Sometimes, we worry that our girls are too comfortable at school; they whip off sweatpants or sweatshirts with too little regard for modesty—or decency. They lounge in the hallways, limbs extended until I remind them gently to allow passersby to pass. They leave their possessions all over the school, trusting that items will be there tomorrow—and, typically, they are. They storm and struggle and move in and out of friendship groups. Some classes and concepts come easily; some require persistence and effort. They forge relationships with one another, with older and younger girls. They connect with teachers, who routinely offer, so generously, their time and expertise. They make mistakes and, on a good day, learn from them. And then, in white robes on the stage of Severance Hall, they are graduated. Their day-to-day chapter as schoolgirls is complete. It goes quickly, as if in a blink they morph from middle school-ers to young women--competent, confident, capable. All summer I miss them. When school starts again, I look for those most recent graduates, expect to see them in the hallways, in my office, making announcements, giving Senior Speeches, but they are off to new adventures.
And then December. Home from college, recent alumnae typically return alone or in small groups, like unicorns--rare, prized, elusive. Transformed by a semester or two or three at college, some are shy visiting the landscape they so owned recently—now, they are tourists, steeped in recollecting their own past. They appear at the door to my office, and always, always, I ask the wrong questions, “Are you happy? Are things going well?” because it feels as if that is the compulsory script. We have passed over a bridge, these girls and I, and I have trouble reconciling their older selves with the girls who flung themselves onto the couch in my office, eating candy, talking about the details of their everyday lives at Laurel. Now, they are familiar strangers. I crave more time with each one of them; frequently, we have time only for a quick hug before I am committed to a meeting or another obligation. What I want to ask are questions too big for the moment: “How are you doing in the face of all I know you coped with at school? How is your mother, really? Has your broken heart mended? Do your parents know yet about your sexual orientation? Are you managing all the alcohol in college?” These questions visit me afterwards and I wonder why I dodged them in the moment? Social appropriateness? Changed intimacies? They are no longer ours.

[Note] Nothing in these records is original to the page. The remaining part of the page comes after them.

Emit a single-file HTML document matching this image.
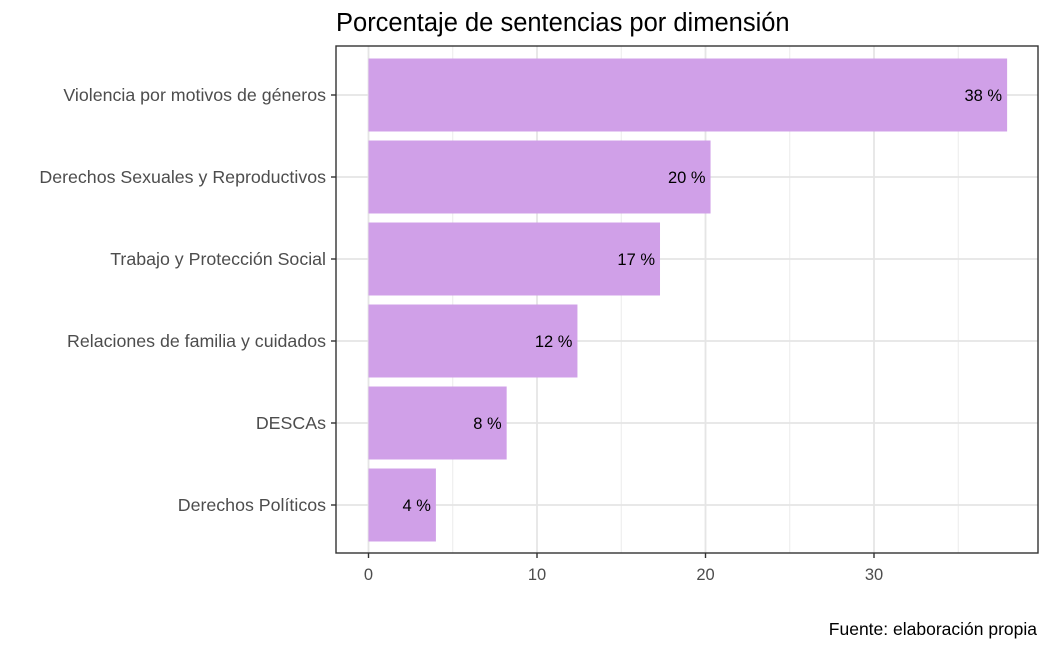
<!DOCTYPE html>
<html><head><meta charset="utf-8"><style>
body{margin:0;background:#fff;font-family:"Liberation Sans",Arial,sans-serif}
</style></head><body>
<svg id="chart" width="1050" height="648" xmlns="http://www.w3.org/2000/svg" font-family="Liberation Sans, Arial, sans-serif">
<rect width="1050" height="648" fill="#fff"/>
<text x="336" y="31" font-size="25.5" fill="#000">Porcentaje de sentencias por dimensión</text>
<text x="1037" y="635" font-size="17.5" text-anchor="end" fill="#000">Fuente: elaboración propia</text>
<g id="grid"></g><g id="bars"></g><g id="axes"></g>
<rect x="336" y="46" width="702" height="507" fill="none" stroke="#333" stroke-width="1.4"/>
</svg>
<script>
const categories=["Violencia por motivos de géneros","Derechos Sexuales y Reproductivos","Trabajo y Protección Social","Relaciones de familia y cuidados","DESCAs","Derechos Políticos"];
const values=[37.9,20.3,17.3,12.4,8.2,4.0];
const valueLabels=["38 %","20 %","17 %","12 %","8 %","4 %"];
const majorTicks=[0,10,20,30];
const minorTicks=[5,15,25,35];
const NS="http://www.w3.org/2000/svg";
const L=336,R=1038,T=46,B=553;
const x=v=>368.5+v*16.85;
const y=i=>95+i*82;
const bh=73;
function mk(tag,attrs,parent,text){const e=document.createElementNS(NS,tag);for(const k in attrs)e.setAttribute(k,attrs[k]);if(text!==undefined)e.textContent=text;document.getElementById(parent).appendChild(e);return e;}
minorTicks.forEach(t=>{const e=mk('line',{x1:x(t),x2:x(t),y1:T,y2:B,stroke:'#ebebeb','stroke-width':1},'grid');

});
majorTicks.forEach(t=>{const e=mk('line',{x1:x(t),x2:x(t),y1:T,y2:B,stroke:'#e5e5e5','stroke-width':1.8},'grid');


const tk=mk('line',{x1:x(t),x2:x(t),y1:B,y2:B+5,stroke:'#333','stroke-width':1.4},'axes');


const tl=mk('text',{x:x(t),y:B+27,'font-size':16.5,'text-anchor':'middle',fill:'#4d4d4d'},'axes',String(t));

});
categories.forEach((c,i)=>{const g=mk('line',{x1:L,x2:R,y1:y(i),y2:y(i),stroke:'#e5e5e5','stroke-width':1.8},'grid');


const b=mk('rect',{x:x(0),y:y(i)-bh/2,width:x(values[i])-x(0),height:bh,fill:'#d0a0e8'},'bars');


const v=mk('text',{x:x(values[i])-5,y:y(i)+6,'font-size':16.5,'text-anchor':'end',fill:'#000'},'bars',valueLabels[i]);


const tk=mk('line',{x1:L-5,x2:L,y1:y(i),y2:y(i),stroke:'#333','stroke-width':1.4},'axes');


const tl=mk('text',{x:L-10,y:y(i)+6,'font-size':17.8,'text-anchor':'end',fill:'#4d4d4d'},'axes',c);

});
</script>
</body></html>
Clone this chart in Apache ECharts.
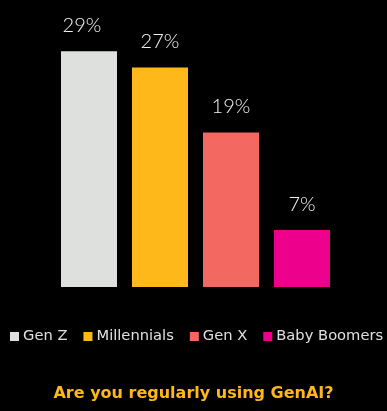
<!DOCTYPE html>
<html>
<head>
<meta charset="utf-8">
<script src="https://cdn.jsdelivr.net/npm/echarts@6/dist/echarts.min.js"></script>
<style>
  html, body { margin: 0; padding: 0; background: #000; }
  #chart { width: 387px; height: 411px; }
</style>
</head>
<body>
<div id="chart"></div>
<script>
// Share of each generation regularly using GenAI (%)
const generations = ['Gen Z', 'Millennials', 'Gen X', 'Baby Boomers'];
const shares = [29, 27, 19, 7];
const colors = ['#DEE0DD', '#FFB81A', '#F36861', '#EC008C'];
const questionText = 'Are you regularly using GenAI?';

const chart = echarts.init(document.getElementById('chart'));

// One series per generation so each gets its own legend entry;
// all share a stack so every bar sits centred in its own category.
const series = generations.map((name, i) => ({
  name: name,
  type: 'bar',
  stack: 'all',
  barWidth: 56,
  itemStyle: { color: colors[i] },
  label: {
    show: true,
    position: 'top',
    distance: 16,
    offset: i === 0 ? [-7, 0] : [0, 0],
    formatter: '{c}%',
    color: '#F2F2F2',
    fontFamily: 'Lato',
    fontSize: 20,
    fontWeight: 300
  },
  data: generations.map((g, j) => (j === i ? shares[i] : '-'))
}));

chart.setOption({
  backgroundColor: '#000',
  animation: false,
  title: {
    text: questionText,
    left: 'center',
    top: 381,
    textStyle: {
      color: '#FFB81A',
      fontFamily: 'DejaVu Sans',
      fontWeight: 'bold',
      fontSize: 16
    }
  },
  legend: {
    data: generations,
    top: 329,
    left: 10,
    width: 500,
    padding: 0,
    icon: 'rect',
    itemWidth: 9,
    itemHeight: 9,
    itemGap: 16,
    textStyle: {
      color: '#E0E0E0',
      fontFamily: 'DejaVu Sans',
      fontSize: 14.7,
      padding: [0, 0, 0, -1]
    }
  },
  grid: {
    left: 53.5,
    width: 284,
    top: 43,
    height: 244
  },
  xAxis: {
    type: 'category',
    data: generations,
    axisLine: { show: false },
    axisTick: { show: false },
    axisLabel: { show: false }
  },
  yAxis: {
    type: 'value',
    min: 0,
    max: 30,
    show: false,
    splitLine: { show: false }
  },
  series: series
});
</script>
</body>
</html>
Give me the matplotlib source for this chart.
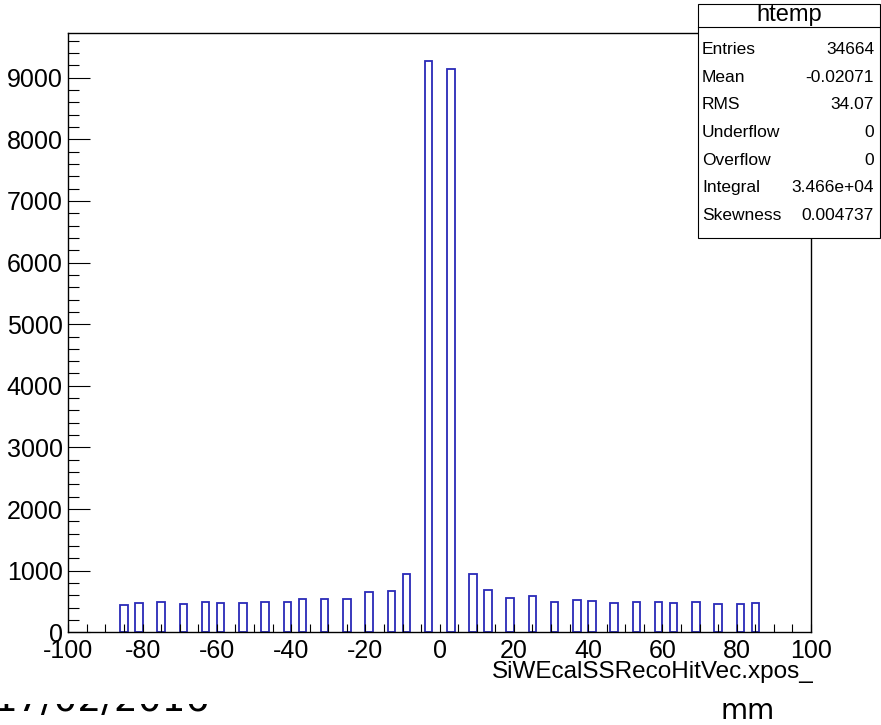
import matplotlib
matplotlib.use("Agg")
import matplotlib.pyplot as plt
from matplotlib.patches import Rectangle
from matplotlib.ticker import MultipleLocator

plt.rcParams['font.family'] = ['Liberation Sans', 'DejaVu Sans']
plt.rcParams['axes.unicode_minus'] = False

# ---- data ----
bin_width = 2
bin_left = [-86, -82, -76, -70, -64, -60, -54, -48, -42, -38, -32, -26, -20, -14, -10, -4,
            2, 8, 12, 18, 24, 30, 36, 40, 46, 52, 58, 62, 68, 74, 80, 84]
counts = [446, 476, 489, 462, 489, 476, 476, 486, 489, 534, 534, 534, 647, 663, 949, 9278,
          9148, 949, 692, 554, 584, 492, 521, 505, 479, 492, 492, 479, 492, 462, 462, 479]
x_range = (-100, 100)
y_max = 9730
x_title = "SiWEcalSSRecoHitVec.xpos_"
stat_title = "htemp"
stat_names = ["Entries", "Mean", "RMS", "Underflow", "Overflow", "Integral", "Skewness"]
stat_values = ["34664", "-0.02071", "34.07", "0", "0", "3.466e+04", "0.004737"]
date_text = "17/02/2016"
unit_text = "mm"

W, H = 881, 725
fig = plt.figure(figsize=(W / 100, H / 100), dpi=100)
fig.patch.set_facecolor('white')

L, R, T, B = 68.3, 811, 32.7, 632.3
ax = fig.add_axes([L / W, (H - B) / H, (R - L) / W, (B - T) / H])
ax.bar(bin_left, counts, width=bin_width, align='edge', fill=False,
       edgecolor='#2a2ab8', linewidth=1.3)
ax.set_xlim(*x_range)
ax.set_ylim(0, y_max)

for s in ax.spines.values():
    s.set_linewidth(1.0)
    s.set_color('black')

ax.xaxis.set_major_locator(MultipleLocator(20))
ax.xaxis.set_minor_locator(MultipleLocator(5))
ax.yaxis.set_major_locator(MultipleLocator(1000))
ax.yaxis.set_minor_locator(MultipleLocator(200))
px = 0.72
ax.tick_params(axis='x', which='both', direction='in', length=8 * px, width=0.8,
               top=False, labelsize=18, pad=5)
ax.tick_params(axis='y', which='major', direction='in', length=22 * px, width=0.8,
               right=False, labelsize=18, pad=4)
ax.tick_params(axis='y', which='minor', direction='in', length=11 * px, width=0.8,
               right=False)

# overlay in pixel coordinates
ov = fig.add_axes([0, 0, 1, 1], zorder=5)
ov.set_xlim(0, W)
ov.set_ylim(H, 0)
ov.axis('off')

ov.text(814, 672, x_title, ha='right', va='center', fontsize=17.5)

# stats box
bx0, bx1, by0, by1 = 698, 880, 4, 238
ov.add_patch(Rectangle((bx0, by0), bx1 - bx0, by1 - by0, facecolor='white',
                       edgecolor='black', linewidth=0.8))
ov.plot([bx0, bx1], [27, 27], color='black', linewidth=0.8)
ov.text((bx0 + bx1) / 2, 15, stat_title, ha='center', va='center', fontsize=17)
row_y = [49, 77, 104, 132, 160, 187, 215]
for yy, n, v in zip(row_y, stat_names, stat_values):
    ov.text(702, yy, n, ha='left', va='center', fontsize=12.5)
    ov.text(874, yy, v, ha='right', va='center', fontsize=12.5)

# text outside the canvas: date mostly hidden behind the canvas
ov.text(-6, 711, date_text, ha='left', va='baseline', fontsize=27,
        family='DejaVu Sans', zorder=1)
ov.add_patch(Rectangle((0, 668), 320, 36, facecolor='white', edgecolor='none',
                       zorder=2))
ov.text(748, 719, unit_text, ha='center', va='baseline', fontsize=20,
        family='DejaVu Sans')

fig.savefig("out.png", dpi=100)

But they feel as if they are…it is the way schools work; young people grow up within our walls and then go off to their next chapters. When they return, I sometimes can’t remember how long they have been gone—a year? three? I see each as she was: poised at the podium delivering her Senior Speech, racing down the soccer field, aglow in her role in the musical, head cocked in my ninth-grade English class. It is their job to change and grow. It is the school’s job to honor who they were and to celebrate who they are becoming.
This strange year, we have adapted, iterated, coped. We have missed being together, missed the small moments. We have suffered grief and worked to be the best school we can be for all girls. As the snow falls gently, I am thinking about how much I miss slender, brief moments of connection—in person, eye to eye. I am hoping each of our alums knows she is loved by her school, by her headmistress.